Year after year Estelle had stayed within the confines of the shabby bar, the wand hidden somewhere inside. She lived there twenty-four seven and slept upstairs in the crawl space, dreaming of her mall days, when she'd been free to wander the stores, levels one, two and three, visit the craft shop, taking both up and down escalators while wearing the mod styles of the time; not those billowing brown and black one-piece shit-ass ankle length smocks Lester brought back from the Salvation Army store.

Estelle was forced to keep her deep dark secrets locked up and played the good church mouse whenever Lester was skulking around. Estelle was biding her time. Lester was in for a surprise, and a big one at that, not one of those clapping your hands together goody goose egg types of surprises either.

In her frustration, Estelle imagined herself pulling out her hair follicles one by one, neurotically, as they termed it in Lester’s Encyclopedia of Mental Illness, just about her favorite book of all time, although she’d never admit that to him. Even though she imagined pulling her hair out, Estelle would never actually yank a single follicle; only real hair pulling nuts did that, not the intensely frustrated and imaginative people of her ilk. In Lester's book hair pulling madness was called Trichotillomania. Estelle loved ten-dollar words like Trichotillomania and murmured them whenever Lester was out of earshot, sometimes in a tiny high-pitched voice. She'd every now and then murmur a ten-dollar word and at the same time fire off an imaginary pistol, pointing an index finger at Lester's head, flexing her thumb back and forth, and making the "Pih-chew, pih-chew" sound.

What Estelle did accomplish was to remain proactive. She used the spine of Lester's book to scrape at the mortar between the bricks of her prison cell, scraping day after day, week after week, digging deeper in order to form an escape tunnel in her head, the book's spine equivalent of a toothbrush or teaspoon back in the day when prisons were places you could escape from in that way, that is, if you were patient. Her digging with the book's spine, of course, was metaphoric. Estelle only had metaphors to dig with, no real teaspoons or toothbrushes. She would have dug with a bobby pin if she could have. The sad reality was Estelle couldn’t dig out of her prison in reality without coming back into possession of the wand that Leseter hid.

Lester hid it and hid it good. Estelle had to make the most of living with Lester in his dead-end toilet bowl of a bar.

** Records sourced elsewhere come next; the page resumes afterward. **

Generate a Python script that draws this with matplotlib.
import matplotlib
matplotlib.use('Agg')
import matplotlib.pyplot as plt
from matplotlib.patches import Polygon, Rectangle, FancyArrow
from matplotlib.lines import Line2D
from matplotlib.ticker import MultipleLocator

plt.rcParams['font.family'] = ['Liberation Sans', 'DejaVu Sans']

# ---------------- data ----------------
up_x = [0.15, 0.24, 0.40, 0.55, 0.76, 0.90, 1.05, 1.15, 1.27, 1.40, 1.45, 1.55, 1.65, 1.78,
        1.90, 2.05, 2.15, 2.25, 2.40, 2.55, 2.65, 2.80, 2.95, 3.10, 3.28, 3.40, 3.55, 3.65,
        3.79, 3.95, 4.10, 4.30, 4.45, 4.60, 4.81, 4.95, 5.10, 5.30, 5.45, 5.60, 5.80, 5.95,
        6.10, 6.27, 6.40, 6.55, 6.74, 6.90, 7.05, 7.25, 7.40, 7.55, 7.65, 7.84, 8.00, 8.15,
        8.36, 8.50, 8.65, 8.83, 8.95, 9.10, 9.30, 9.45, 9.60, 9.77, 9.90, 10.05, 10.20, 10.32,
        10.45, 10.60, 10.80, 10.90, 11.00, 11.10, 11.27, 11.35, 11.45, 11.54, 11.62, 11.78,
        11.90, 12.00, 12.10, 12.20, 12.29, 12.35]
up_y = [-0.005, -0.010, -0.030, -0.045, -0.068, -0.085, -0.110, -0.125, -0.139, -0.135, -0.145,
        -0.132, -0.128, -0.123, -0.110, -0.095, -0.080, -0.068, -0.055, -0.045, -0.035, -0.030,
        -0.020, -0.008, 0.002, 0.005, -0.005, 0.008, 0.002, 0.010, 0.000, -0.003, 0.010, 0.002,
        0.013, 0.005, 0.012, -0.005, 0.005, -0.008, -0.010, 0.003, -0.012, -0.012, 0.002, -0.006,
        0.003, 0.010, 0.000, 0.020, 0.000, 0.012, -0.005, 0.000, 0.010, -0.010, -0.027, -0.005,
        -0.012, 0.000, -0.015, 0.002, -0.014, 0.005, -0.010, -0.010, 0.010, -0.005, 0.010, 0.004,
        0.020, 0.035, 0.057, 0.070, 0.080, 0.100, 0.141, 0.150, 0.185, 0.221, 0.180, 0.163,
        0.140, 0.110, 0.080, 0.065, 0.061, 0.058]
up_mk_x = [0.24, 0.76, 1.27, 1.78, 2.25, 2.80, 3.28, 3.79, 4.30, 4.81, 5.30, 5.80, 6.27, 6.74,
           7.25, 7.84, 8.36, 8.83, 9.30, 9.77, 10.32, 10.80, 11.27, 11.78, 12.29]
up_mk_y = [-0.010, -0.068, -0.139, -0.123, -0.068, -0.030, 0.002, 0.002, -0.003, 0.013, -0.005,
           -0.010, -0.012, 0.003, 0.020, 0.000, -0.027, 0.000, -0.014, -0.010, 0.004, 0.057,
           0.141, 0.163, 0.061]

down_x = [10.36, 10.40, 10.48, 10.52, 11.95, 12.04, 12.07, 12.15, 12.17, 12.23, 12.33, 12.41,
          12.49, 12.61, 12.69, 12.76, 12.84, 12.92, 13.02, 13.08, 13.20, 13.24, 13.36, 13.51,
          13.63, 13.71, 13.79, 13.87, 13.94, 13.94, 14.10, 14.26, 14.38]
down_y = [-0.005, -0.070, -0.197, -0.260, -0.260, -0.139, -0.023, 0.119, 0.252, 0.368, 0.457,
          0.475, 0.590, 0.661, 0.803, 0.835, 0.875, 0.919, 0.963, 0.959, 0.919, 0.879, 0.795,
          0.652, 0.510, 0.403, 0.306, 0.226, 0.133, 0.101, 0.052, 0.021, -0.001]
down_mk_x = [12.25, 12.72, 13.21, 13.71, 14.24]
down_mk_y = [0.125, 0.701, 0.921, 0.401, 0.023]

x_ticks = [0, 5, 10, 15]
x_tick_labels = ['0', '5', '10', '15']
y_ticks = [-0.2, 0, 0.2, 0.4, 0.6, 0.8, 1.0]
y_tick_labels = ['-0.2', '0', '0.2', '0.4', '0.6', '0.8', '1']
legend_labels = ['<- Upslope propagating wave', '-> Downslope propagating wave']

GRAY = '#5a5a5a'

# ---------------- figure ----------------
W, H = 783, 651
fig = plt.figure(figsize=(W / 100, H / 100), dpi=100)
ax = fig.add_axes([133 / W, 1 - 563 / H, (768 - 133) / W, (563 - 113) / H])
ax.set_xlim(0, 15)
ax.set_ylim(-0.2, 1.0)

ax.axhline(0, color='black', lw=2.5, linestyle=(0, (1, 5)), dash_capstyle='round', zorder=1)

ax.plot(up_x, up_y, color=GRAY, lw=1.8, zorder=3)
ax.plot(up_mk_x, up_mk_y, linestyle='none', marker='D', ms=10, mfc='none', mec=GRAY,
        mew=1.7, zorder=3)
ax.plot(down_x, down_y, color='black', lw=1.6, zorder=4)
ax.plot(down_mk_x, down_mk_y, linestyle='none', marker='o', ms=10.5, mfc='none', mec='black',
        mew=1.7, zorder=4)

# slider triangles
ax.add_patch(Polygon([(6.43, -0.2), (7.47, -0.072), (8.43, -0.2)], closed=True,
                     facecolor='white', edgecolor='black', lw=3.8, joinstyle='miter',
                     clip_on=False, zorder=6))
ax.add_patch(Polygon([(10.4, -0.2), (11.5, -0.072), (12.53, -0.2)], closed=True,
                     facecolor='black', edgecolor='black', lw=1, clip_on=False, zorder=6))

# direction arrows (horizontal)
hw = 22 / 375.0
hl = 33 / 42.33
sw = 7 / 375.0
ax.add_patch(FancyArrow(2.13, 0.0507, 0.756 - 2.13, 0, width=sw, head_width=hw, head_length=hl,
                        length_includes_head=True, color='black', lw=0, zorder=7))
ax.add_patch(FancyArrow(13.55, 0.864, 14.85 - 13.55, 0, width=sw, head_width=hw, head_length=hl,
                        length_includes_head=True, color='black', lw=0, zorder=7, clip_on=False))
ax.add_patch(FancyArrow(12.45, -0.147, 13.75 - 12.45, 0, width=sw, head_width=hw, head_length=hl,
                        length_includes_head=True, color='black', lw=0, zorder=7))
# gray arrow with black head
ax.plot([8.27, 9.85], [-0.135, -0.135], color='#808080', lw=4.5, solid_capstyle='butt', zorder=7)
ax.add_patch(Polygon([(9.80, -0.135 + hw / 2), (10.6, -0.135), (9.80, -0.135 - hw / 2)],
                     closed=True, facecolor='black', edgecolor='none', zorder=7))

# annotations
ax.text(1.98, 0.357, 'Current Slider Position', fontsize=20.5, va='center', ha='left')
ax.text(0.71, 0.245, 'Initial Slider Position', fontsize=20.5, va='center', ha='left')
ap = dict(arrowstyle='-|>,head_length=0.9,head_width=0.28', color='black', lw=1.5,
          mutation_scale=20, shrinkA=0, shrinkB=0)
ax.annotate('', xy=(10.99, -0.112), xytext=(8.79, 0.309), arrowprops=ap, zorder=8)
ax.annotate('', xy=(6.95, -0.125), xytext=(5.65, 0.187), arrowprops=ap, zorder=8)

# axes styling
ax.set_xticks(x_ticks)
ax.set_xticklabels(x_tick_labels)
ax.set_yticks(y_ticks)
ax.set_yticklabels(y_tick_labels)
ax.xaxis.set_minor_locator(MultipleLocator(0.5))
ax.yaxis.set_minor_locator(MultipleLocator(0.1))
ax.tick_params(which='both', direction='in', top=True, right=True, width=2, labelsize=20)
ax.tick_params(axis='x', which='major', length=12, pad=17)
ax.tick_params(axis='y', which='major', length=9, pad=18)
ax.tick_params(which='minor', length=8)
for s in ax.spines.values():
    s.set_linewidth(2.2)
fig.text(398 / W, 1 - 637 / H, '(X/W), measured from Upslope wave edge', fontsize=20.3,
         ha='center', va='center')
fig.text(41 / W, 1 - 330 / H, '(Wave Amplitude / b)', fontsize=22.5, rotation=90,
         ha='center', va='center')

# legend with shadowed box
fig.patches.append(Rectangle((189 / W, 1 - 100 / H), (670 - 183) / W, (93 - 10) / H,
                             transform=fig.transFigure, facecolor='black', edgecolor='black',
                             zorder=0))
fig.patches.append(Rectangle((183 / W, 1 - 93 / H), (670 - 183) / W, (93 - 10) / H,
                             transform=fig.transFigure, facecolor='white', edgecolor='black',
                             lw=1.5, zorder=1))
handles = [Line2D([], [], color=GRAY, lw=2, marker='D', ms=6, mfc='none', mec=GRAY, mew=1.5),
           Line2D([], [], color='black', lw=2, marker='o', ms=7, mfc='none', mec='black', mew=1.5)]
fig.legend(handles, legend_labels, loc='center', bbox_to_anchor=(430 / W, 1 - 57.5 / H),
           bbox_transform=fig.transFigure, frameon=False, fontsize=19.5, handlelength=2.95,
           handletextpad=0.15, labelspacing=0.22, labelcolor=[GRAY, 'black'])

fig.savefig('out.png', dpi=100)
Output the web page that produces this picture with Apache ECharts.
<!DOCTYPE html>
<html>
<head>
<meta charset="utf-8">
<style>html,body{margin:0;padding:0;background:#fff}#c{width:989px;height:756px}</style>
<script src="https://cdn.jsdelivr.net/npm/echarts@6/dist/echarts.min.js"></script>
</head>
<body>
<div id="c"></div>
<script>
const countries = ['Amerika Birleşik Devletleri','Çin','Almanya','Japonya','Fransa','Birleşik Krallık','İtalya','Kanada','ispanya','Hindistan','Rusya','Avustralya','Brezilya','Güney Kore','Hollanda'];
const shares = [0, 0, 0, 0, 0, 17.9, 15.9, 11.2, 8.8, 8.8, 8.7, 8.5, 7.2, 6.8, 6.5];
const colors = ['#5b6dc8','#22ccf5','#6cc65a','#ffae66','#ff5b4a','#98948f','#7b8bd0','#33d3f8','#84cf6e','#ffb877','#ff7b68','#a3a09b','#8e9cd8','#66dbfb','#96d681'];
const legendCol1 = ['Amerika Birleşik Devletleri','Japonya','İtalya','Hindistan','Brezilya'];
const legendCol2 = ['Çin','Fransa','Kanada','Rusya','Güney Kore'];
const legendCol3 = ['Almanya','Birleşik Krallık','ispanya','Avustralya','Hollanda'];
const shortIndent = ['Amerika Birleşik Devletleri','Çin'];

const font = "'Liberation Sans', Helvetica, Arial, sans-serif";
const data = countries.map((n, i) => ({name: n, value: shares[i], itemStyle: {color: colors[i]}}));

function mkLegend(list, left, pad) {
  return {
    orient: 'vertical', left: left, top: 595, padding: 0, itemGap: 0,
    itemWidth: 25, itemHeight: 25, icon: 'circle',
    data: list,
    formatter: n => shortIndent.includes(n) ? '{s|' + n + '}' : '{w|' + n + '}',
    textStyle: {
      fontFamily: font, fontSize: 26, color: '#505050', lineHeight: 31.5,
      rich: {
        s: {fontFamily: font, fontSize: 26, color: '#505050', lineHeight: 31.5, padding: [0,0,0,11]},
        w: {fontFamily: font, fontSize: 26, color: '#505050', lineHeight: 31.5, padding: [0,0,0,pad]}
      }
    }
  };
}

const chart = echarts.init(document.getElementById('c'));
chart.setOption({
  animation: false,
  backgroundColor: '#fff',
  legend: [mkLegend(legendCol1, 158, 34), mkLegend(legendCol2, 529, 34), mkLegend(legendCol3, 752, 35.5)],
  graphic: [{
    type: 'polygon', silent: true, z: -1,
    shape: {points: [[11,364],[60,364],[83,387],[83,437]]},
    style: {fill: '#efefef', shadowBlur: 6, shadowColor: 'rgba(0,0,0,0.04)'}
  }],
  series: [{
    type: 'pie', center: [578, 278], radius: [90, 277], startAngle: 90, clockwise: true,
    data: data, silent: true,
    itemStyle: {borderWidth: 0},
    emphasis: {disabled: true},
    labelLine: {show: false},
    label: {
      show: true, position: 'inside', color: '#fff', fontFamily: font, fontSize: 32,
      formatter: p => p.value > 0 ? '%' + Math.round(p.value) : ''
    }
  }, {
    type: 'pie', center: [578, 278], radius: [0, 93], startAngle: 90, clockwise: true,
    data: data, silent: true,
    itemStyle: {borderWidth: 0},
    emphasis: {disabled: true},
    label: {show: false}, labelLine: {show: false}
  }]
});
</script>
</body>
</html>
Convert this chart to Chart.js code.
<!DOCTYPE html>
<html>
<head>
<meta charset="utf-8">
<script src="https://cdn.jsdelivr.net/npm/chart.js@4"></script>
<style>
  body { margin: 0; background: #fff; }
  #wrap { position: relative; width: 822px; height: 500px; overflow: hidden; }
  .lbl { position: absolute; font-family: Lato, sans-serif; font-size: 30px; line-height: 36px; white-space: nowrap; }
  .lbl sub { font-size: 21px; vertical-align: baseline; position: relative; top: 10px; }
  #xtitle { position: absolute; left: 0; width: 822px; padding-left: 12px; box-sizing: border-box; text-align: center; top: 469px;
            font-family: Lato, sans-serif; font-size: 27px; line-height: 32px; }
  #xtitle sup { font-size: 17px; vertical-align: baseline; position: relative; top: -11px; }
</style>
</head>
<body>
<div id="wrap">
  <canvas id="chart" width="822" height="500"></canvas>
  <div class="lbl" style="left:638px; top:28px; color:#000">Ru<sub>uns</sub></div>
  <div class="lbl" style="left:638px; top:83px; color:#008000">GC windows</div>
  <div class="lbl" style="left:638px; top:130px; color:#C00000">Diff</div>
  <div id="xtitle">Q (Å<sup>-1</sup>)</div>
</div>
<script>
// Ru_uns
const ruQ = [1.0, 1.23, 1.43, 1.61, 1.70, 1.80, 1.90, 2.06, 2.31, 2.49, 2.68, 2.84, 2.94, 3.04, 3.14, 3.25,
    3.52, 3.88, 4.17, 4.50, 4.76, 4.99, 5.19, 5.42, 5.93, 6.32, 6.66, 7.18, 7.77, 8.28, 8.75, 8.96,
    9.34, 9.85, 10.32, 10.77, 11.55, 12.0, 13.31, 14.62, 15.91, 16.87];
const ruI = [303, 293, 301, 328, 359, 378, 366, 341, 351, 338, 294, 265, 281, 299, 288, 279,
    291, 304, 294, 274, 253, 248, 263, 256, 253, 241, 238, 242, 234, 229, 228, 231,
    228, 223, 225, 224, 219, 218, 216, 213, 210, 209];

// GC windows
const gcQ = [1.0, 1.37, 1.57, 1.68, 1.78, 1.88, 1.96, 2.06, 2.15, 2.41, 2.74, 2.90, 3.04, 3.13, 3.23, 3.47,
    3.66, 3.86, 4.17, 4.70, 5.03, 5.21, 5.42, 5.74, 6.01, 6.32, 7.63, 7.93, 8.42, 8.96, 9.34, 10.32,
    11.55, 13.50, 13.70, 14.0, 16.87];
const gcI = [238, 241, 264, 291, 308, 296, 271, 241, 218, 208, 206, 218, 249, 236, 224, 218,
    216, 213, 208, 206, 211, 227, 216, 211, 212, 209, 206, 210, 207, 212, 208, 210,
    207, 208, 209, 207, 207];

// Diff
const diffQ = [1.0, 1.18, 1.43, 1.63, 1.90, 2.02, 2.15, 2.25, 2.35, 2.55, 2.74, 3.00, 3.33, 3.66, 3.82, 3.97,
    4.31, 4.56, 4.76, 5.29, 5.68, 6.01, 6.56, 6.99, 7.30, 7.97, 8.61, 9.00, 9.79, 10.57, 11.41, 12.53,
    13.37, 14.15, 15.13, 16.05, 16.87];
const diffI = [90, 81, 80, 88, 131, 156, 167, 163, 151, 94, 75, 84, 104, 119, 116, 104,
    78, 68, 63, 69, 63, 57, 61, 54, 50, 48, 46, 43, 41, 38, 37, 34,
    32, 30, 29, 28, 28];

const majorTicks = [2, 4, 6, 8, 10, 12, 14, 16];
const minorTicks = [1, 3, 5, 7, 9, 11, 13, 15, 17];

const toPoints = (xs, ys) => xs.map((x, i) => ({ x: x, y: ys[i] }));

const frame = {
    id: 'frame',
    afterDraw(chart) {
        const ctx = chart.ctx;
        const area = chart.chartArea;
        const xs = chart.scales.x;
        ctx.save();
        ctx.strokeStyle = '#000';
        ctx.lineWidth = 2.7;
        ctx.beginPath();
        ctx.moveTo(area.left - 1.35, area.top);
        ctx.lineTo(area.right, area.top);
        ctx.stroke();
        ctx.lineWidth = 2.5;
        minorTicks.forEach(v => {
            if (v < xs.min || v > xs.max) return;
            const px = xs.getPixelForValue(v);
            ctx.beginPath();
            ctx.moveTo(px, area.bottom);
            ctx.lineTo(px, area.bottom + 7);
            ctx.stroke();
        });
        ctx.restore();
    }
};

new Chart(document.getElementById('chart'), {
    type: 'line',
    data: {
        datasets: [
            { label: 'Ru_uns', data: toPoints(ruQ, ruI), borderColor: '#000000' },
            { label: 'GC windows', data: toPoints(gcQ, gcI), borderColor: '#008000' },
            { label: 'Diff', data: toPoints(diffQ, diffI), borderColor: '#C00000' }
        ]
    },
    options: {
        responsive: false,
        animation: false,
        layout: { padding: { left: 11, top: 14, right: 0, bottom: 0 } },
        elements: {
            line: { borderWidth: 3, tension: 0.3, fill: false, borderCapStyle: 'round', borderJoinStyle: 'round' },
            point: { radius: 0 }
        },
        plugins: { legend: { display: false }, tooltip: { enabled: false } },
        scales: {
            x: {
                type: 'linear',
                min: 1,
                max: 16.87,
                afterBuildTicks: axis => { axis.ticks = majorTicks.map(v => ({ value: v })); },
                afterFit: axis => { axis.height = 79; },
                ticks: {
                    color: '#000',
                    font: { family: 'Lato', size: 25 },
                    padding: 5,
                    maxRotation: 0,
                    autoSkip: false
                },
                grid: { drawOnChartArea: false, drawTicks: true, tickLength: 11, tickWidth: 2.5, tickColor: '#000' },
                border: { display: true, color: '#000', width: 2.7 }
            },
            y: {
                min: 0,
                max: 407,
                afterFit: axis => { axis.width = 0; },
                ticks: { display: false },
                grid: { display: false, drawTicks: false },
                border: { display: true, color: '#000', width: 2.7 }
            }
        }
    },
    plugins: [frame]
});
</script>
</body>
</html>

"Fuck that shit-ass Lester," she'd whisper, grip her lids and roll up her eyes so only the whites showed. She couldn't see the effect in the dingy bathroom mirror but flipped them up anyway, imagining someone looking at her when she did.

Estelle would have to remain an apparition to her fans. Even if she had somehow managed to get outside the bar and make her way over to the mall, they wouldn't have been able to see her anyway. She needed her wand, in order to be seen. In those glorious mall days, she carried it with her at all times. The magic contained within brought with it fans who’d say things like, "tres cool" or “boss.” She’d swing her little purse around and smack her gum. Now her only fans were the drunks at Lester's Place. She felt herself to be merely an apparition to them, an apparition in the throes of their deliria. She essentially didn't exist.

'Possibly they share some kind of collective tremens,' she conjectured in front of the heavily marred mirror, biting her fingernails. Yet being an apparition within someone else’s delirium might not be all that bad of a thing. In fact, she’d turned inward during the years she’d been holed up in the bar and if anything found she didn’t need the mall any longer, all that adulation. She began to take the art of her collage making more seriously, that inner place she went to in order to make them all the while comforted to know that Lester had it coming and had it coming good.